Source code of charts
[start]
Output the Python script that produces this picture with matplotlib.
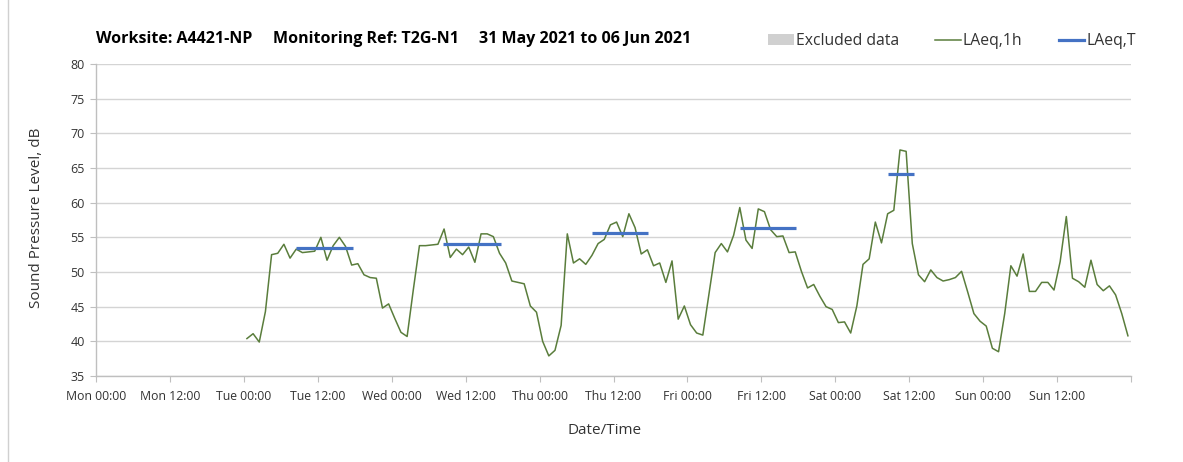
import numpy as np
import matplotlib
matplotlib.use("Agg")
import matplotlib.pyplot as plt
from matplotlib.ticker import MultipleLocator, FixedLocator
from matplotlib.patches import Patch
from matplotlib.lines import Line2D

# ---------------- data ----------------
title_site = "Worksite: A4421-NP"
title_ref = "Monitoring Ref: T2G-N1"
title_dates = "31 May 2021 to 06 Jun 2021"

tick_labels = ["Mon 00:00", "Mon 12:00", "Tue 00:00", "Tue 12:00", "Wed 00:00",
               "Wed 12:00", "Thu 00:00", "Thu 12:00", "Fri 00:00", "Fri 12:00",
               "Sat 00:00", "Sat 12:00", "Sun 00:00", "Sun 12:00", ""]

# hourly LAeq,1h values, first value at Tue 00:30 (hours since Mon 00:00)
first_hour = 24.5
laeq_1h = [
    40.4, 41.1, 39.9, 44.3, 52.5, 52.7, 54.0, 52.0, 53.3, 52.8, 52.9, 53.0,
    55.0, 51.7, 53.8, 55.0, 53.7, 51.0, 51.2, 49.6, 49.2, 49.1, 44.8, 45.4,
    43.3, 41.3, 40.7, 47.4, 53.8, 53.8, 53.9, 54.0, 56.2, 52.1, 53.3, 52.5,
    53.6, 51.4, 55.5, 55.5, 55.1, 52.7, 51.3, 48.7, 48.5, 48.3, 45.1, 44.2,
    40.0, 37.9, 38.7, 42.3, 55.5, 51.3, 51.9, 51.1, 52.4, 54.1, 54.7, 56.8,
    57.2, 55.1, 58.4, 56.4, 52.6, 53.2, 50.9, 51.3, 48.5, 51.6, 43.2, 45.1,
    42.4, 41.2, 40.9, 46.9, 52.8, 54.1, 52.9, 55.3, 59.3, 54.6, 53.4, 59.1,
    58.7, 56.1, 55.1, 55.2, 52.8, 52.9, 50.1, 47.7, 48.2, 46.5, 45.0, 44.6,
    42.7, 42.8, 41.2, 45.1, 51.1, 51.9, 57.2, 54.2, 58.4, 58.9, 67.6, 67.4,
    54.1, 49.6, 48.6, 50.3, 49.2, 48.7, 48.9, 49.2, 50.1, 47.1, 44.0, 42.9,
    42.2, 39.0, 38.5, 44.0, 50.9, 49.4, 52.6, 47.2, 47.2, 48.5, 48.5, 47.4,
    51.5, 58.0, 49.1, 48.6, 47.8, 51.7, 48.2, 47.3, 48.0, 46.7, 44.0, 40.8,
]

# LAeq,T periods (hours since Mon 00:00)
laeq_t_start = [32.45, 56.4, 80.45, 104.5, 128.5]
laeq_t_end = [41.65, 65.7, 89.6, 113.7, 132.85]
laeq_t_value = [53.4, 54.1, 55.6, 56.4, 64.1]

# ---------------- figure ----------------
W, H = 1183, 462
fig = plt.figure(figsize=(W / 100, H / 100), dpi=100)
plt.rcParams['font.family'] = ['Open Sans', 'DejaVu Sans']

ax = fig.add_axes([96 / W, 1 - 376 / H, (1131 - 96) / W, (376 - 64) / H])

hours = first_hour + np.arange(len(laeq_1h))
ax.plot(hours, laeq_1h, color="#5a7d3c", lw=1.1, zorder=3)
ax.hlines(laeq_t_value, laeq_t_start, laeq_t_end, color="#4472C4", lw=2.3, zorder=4)

ax.set_xlim(0, 168)
ax.set_ylim(35, 80)
ax.xaxis.set_major_locator(FixedLocator(np.arange(0, 169, 12)))
ax.set_xticklabels(tick_labels)
ax.xaxis.set_minor_locator(MultipleLocator(24))
ax.yaxis.set_major_locator(MultipleLocator(5))

grid_c = "#d4d4d4"
ax.grid(True, which="major", axis="y", color=grid_c, lw=1.0, zorder=0)
ax.grid(True, which="minor", axis="x", color=grid_c, lw=1.0, zorder=0)
ax.grid(False, which="major", axis="x")

for s in ["top", "right"]:
    ax.spines[s].set_visible(False)
for s in ["left", "bottom"]:
    ax.spines[s].set_color("#bfbfbf")
    ax.spines[s].set_linewidth(1.0)

ax.tick_params(axis="x", which="major", direction="out", length=4, color="#bfbfbf",
               labelsize=8.8, labelcolor="#333333", pad=6)
ax.tick_params(axis="x", which="minor", length=0)
ax.tick_params(axis="y", direction="out", length=4, color="#bfbfbf",
               labelsize=9, labelcolor="#333333", pad=4)

# titles
ty = 1 - 39 / H
fig.text(96 / W, ty, title_site, fontsize=11.5, fontweight="bold", va="center", ha="left")
fig.text(273 / W, ty, title_ref, fontsize=11.5, fontweight="bold", va="center", ha="left")
fig.text(479 / W, ty, title_dates, fontsize=11.5, fontweight="bold", va="center", ha="left")

# axis labels
fig.text(37 / W, 1 - 218 / H, "Sound Pressure Level, dB", rotation=90, fontsize=11,
         va="center", ha="center", color="#333333")
fig.text(605 / W, 1 - 430 / H, "Date/Time", fontsize=11, va="center", ha="center",
         color="#333333")

# legend
handles = [Patch(facecolor="#d0d0d0", edgecolor="none"),
           Line2D([], [], color="#5a7d3c", lw=1.1),
           Line2D([], [], color="#4472C4", lw=2.3)]
labels = ["Excluded data", "LAeq,1h", "LAeq,T"]
fig.legend(handles, labels, loc="center right", bbox_to_anchor=(1136 / W, 1 - 41 / H),
           ncol=3, frameon=False, fontsize=11.3, handlelength=1.65, handleheight=0.65,
           handletextpad=0.13, columnspacing=2.3, borderaxespad=0, borderpad=0,
           labelcolor="#333333")

# outer frame line on left
fig.add_artist(Line2D([8 / W, 8 / W], [0.0, 1.0], color="#d0d0d0", lw=1.0))

fig.savefig("out.png", dpi=100)
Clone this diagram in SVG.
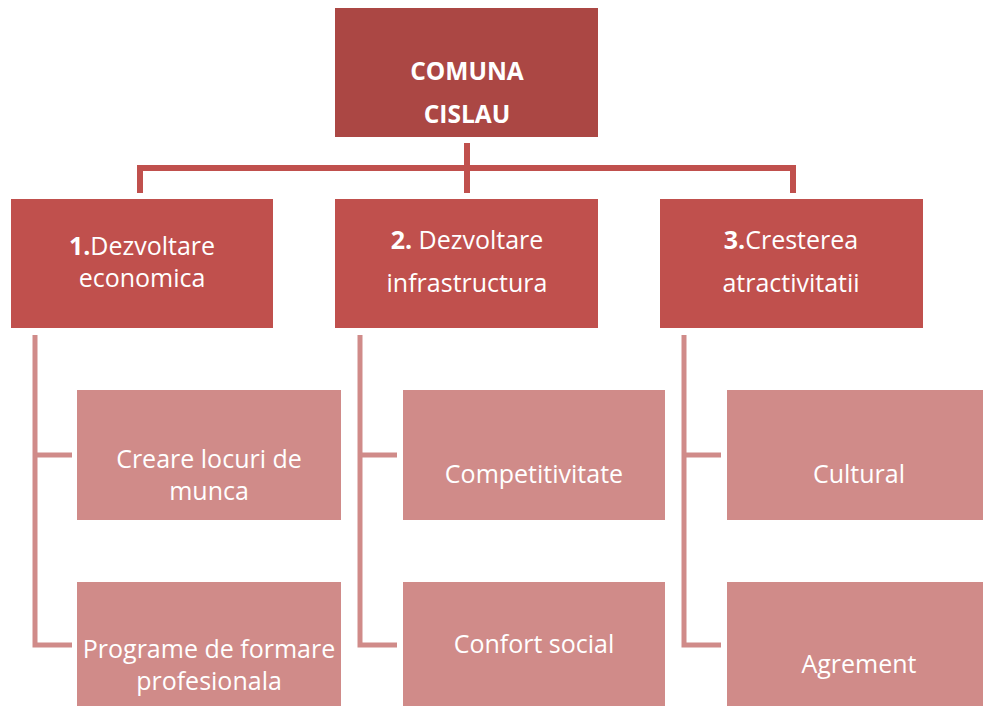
<svg xmlns="http://www.w3.org/2000/svg" width="983" height="706" viewBox="0 0 983 706">
<style>
.root{fill:#AB4744}
.l2{fill:#C0504D}
.l3{fill:#D08B89}
.t{fill:#fff;font-family:"Open Sans","Liberation Sans",sans-serif;text-anchor:middle}
.tr{font-size:24.5px;font-weight:bold}
.t2{font-size:25px}
.t3{font-size:25px}
.c1{stroke:#C0504D;stroke-width:6;fill:none}
.c2{stroke:#D08B89;stroke-width:5;fill:none}
</style>
<rect width="983" height="706" fill="#fff"/>
<g id="connectors">
<path class="c1" d="M467,143V193M140,193V168H793V193"/>
<path class="c2" d="M35,335V645H72M35,455H72"/>
<path class="c2" d="M360,335V645H397M360,455H397"/>
<path class="c2" d="M684,335V645H721M684,455H721"/>
</g>
<g id="root">
<rect class="root" x="335" y="8" width="263" height="129"/>
<text class="t tr" x="467" y="80">COMUNA</text>
<text class="t tr" x="467" y="123">CISLAU</text>
</g>
<g id="n1">
<rect class="l2" x="11" y="199" width="262" height="129"/>
<text class="t t2" x="142" y="255"><tspan font-weight="bold">1.</tspan>Dezvoltare</text>
<text class="t t2" x="142" y="287">economica</text>
</g>
<g id="n2">
<rect class="l2" x="335" y="199" width="263" height="129"/>
<text class="t t2" x="467" y="249"><tspan font-weight="bold">2.</tspan> Dezvoltare</text>
<text class="t t2" x="467" y="292">infrastructura</text>
</g>
<g id="n3">
<rect class="l2" x="660" y="199" width="263" height="129"/>
<text class="t t2" x="791" y="249"><tspan font-weight="bold">3.</tspan>Cresterea</text>
<text class="t t2" x="791" y="292">atractivitatii</text>
</g>
<g id="n1a">
<rect class="l3" x="77" y="390" width="264" height="130"/>
<text class="t t3" x="209" y="468">Creare locuri de</text>
<text class="t t3" x="209" y="500">munca</text>
</g>
<g id="n1b">
<rect class="l3" x="77" y="582" width="264" height="124"/>
<text class="t t3" x="209" y="658">Programe de formare</text>
<text class="t t3" x="209" y="690">profesionala</text>
</g>
<g id="n2a">
<rect class="l3" x="403" y="390" width="262" height="130"/>
<text class="t t3" x="534" y="483">Competitivitate</text>
</g>
<g id="n2b">
<rect class="l3" x="403" y="582" width="262" height="124"/>
<text class="t t3" x="534" y="653">Confort social</text>
</g>
<g id="n3a">
<rect class="l3" x="727" y="390" width="256" height="130"/>
<text class="t t3" x="859" y="483">Cultural</text>
</g>
<g id="n3b">
<rect class="l3" x="727" y="582" width="256" height="124"/>
<text class="t t3" x="859" y="673">Agrement</text>
</g>
</svg>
[end]
• STATED EXERCISE: Return only the lines from the start of the data through the line that contains "from matplotlib.lines import Line2D", please, copying them exactly and omitting all pictures.

• RESPONSE FOR THIS EXERCISE:
Output the Python script that produces this picture with matplotlib.
import numpy as np
import matplotlib
matplotlib.use("Agg")
import matplotlib.pyplot as plt
from matplotlib.ticker import MultipleLocator, FixedLocator
from matplotlib.patches import Patch
from matplotlib.lines import Line2D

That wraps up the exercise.